Photography by William S. Speer By Johannes Werner December 31, 2009

Latin American Democracy

Caution—strong political headwinds are rising in Latin America.

Too busy with healthcare, Afghanistan and the climate ummit, the White House last November dropped the ball on the coup d’état in Honduras. 

Caving into the pressure of U.S. near-government organizations with strong ties to the movers and shakers behind the coup, U.S. bureaucrats with their own ideological agenda and a small band of Congresspeople, the Obama administration made a surprising U-turn, signaling it would recognize the results of a highly questionable presidential election Nov. 29.

Why should we care?

After all, Honduras— the eighth-smallest and third-poorest country in the hemisphere— looks like peanuts. Southwest Florida employs only a few hundred Honduran citizens, mainly as construction workers, maids and kitchen aides. And Honduran imports are minor, mainly fresh fruit to Port Manatee, while we export only used cars and construction supplies to this Central American nation.
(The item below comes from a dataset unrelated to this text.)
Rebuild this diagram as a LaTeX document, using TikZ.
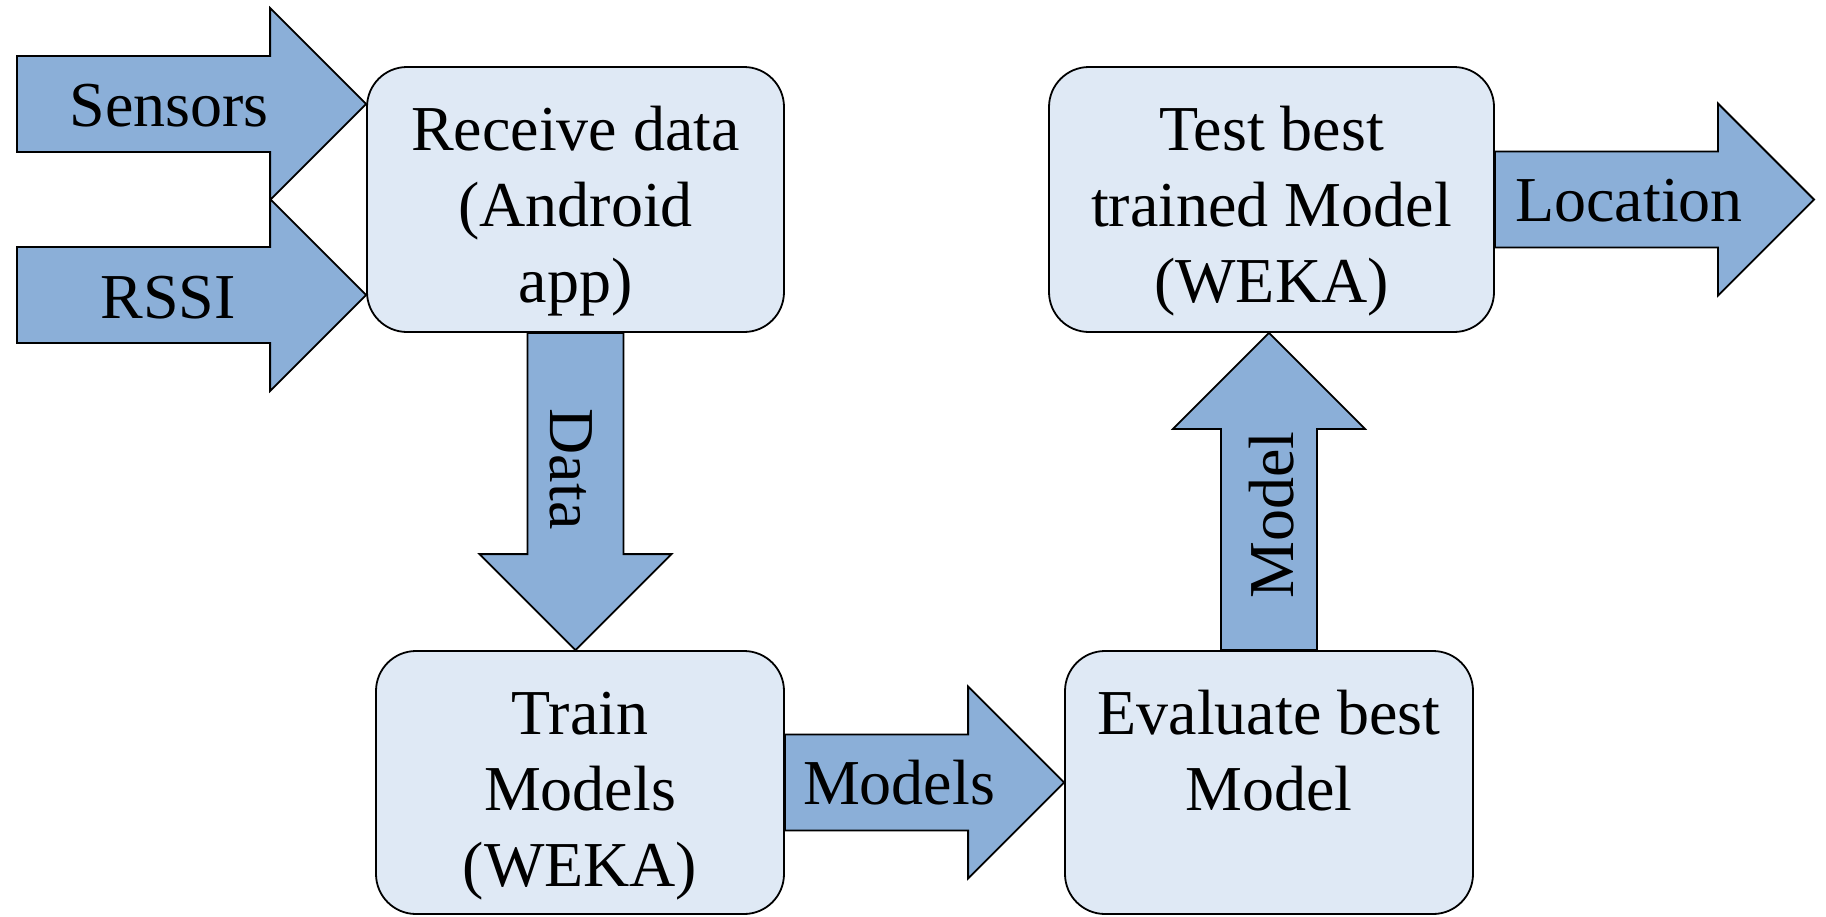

Well, the issue is bigger.

What our government is doing in Honduras may set a bad example for our involvement elsewhere, curbing our potential business growth in a hemisphere that is economically expanding in times of global recession.

First, by respecting elections held under the tutelage of coup soldiers trying to hold off scores of outraged demonstrators, the United States is alone in the world. The broad hemispheric consensus, including that of the Washington-based Organization of American States (OAS), is to not recognize these elections as legitimate. And that pits us against the rising power of the hemisphere, Brazil.

But what’s more important is that we are slipping into an attitude that pits us against the most effective and broadest emancipation movement in Latin America in at least 200 years. In Honduras and elsewhere, we are tying our interests to a minority of people fighting tooth and nail against giving up long-held privileges to what they call chusma (the best translation would probably be riffraff).

How do they hoodwink us into supporting the minority? By making us believe that groups behind the coup in Honduras are supporting democracy, which is supposedly under attack by Hugo Chávez and his kin.

But no matter what you think about his substance or style, this goes way beyond Hugo. It goes beyond Mel Zelaya (the Honduran president soldiers put on an airplane at gunpoint in June). It goes beyond Evo, Rafael, Fernando, or whatever other Latin American leader we decide to put into the bad-guy basket.

For us businesspeople, it should be about governability—an essential ingredient to good business.

Let me explain.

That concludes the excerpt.